Sketching in Madrassas to women empowerment; Mumbai-based artist starts 'Missal Kashmir'
From taking colours and sketch books inside 'Madrassas' for encouraging children to channelise their creativity to motivating women to take up self-employment, Mumbai-based artist Rouble Nagi has started a programme 'Missal Kashmir', calling the Valley a ''land of infinite possibilities''.
Born into an army family in Jammu and a graduate from the Slade School of Fine Art, London, Nagi is a firm believer that colours can do wonders, especially for children. ''We should brush away the dull for brighter mornings and wider smiles,'' the artist said.
She along with her team has been travelling to remote places such as Watlab, Sangrama, Handwara, Langate and the rural belt of Pulwama educating children with arts and the language of paints while advocating women to generate employment for themselves.
Having 800 murals to her credit and having organised over 150 exhibitions, Nagi has also been focusing on the youth of Kashmir and believes that they need to navigate their lives with the vision of growth and positivity, stop following peers and politicians ''if you feel they are leading you towards a negative path''.
''Happiness is created by facing fears and overcoming doubt.

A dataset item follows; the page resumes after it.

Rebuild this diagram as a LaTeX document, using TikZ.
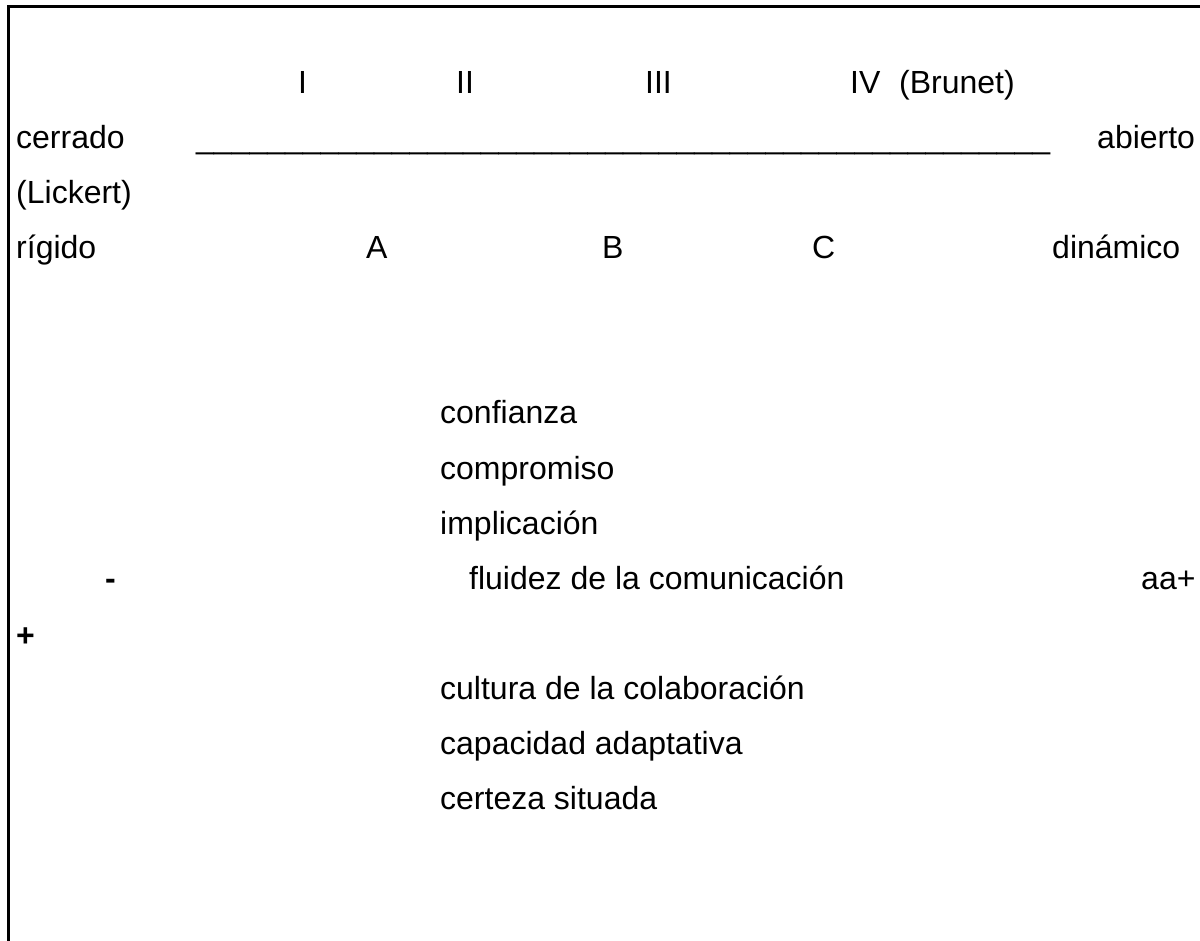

Progress is hard earned and can only come from a purpose that is pure. Love and acceptance is always the path of least resistance, and it is high time everyone understood it,'' she said.
''This is not confined to the Watlab area only. Girls come from far off places and learn tailoring. Sometimes we give them work and sometimes they pick it up from outside the centre. At the end of the month, there is a sense of economic independence and that is a must,'' she said.
Nagi, who started her journey in March last year, said, ''I don't expect miracles instantly neither do I believe that change is possible overnight, it happens little by little. I see Kashmir has a land of infinite possibilities and unexplored talent. Youth today need individuality, integrity and individualism and stop living in fear and conformity''.
Asked about her visit to Madrassas (religious schools) in Pulwama in South Kashmir and Handwara in North Kashmir, she said the decision was impromptu. ''As I entered into such a madrassa of girls, I was surprised to see them enjoying the warmth of colours,'' Nagi said.
'Misaal Kashmir' is a village transformation project, where artists work to transform the community by tapping the local creative energy. The project is a part of the 'Misaal India' initiative launched in 2018, the programme was designed by Nagi and it benefited the less privileged people living in slums and villages across the country.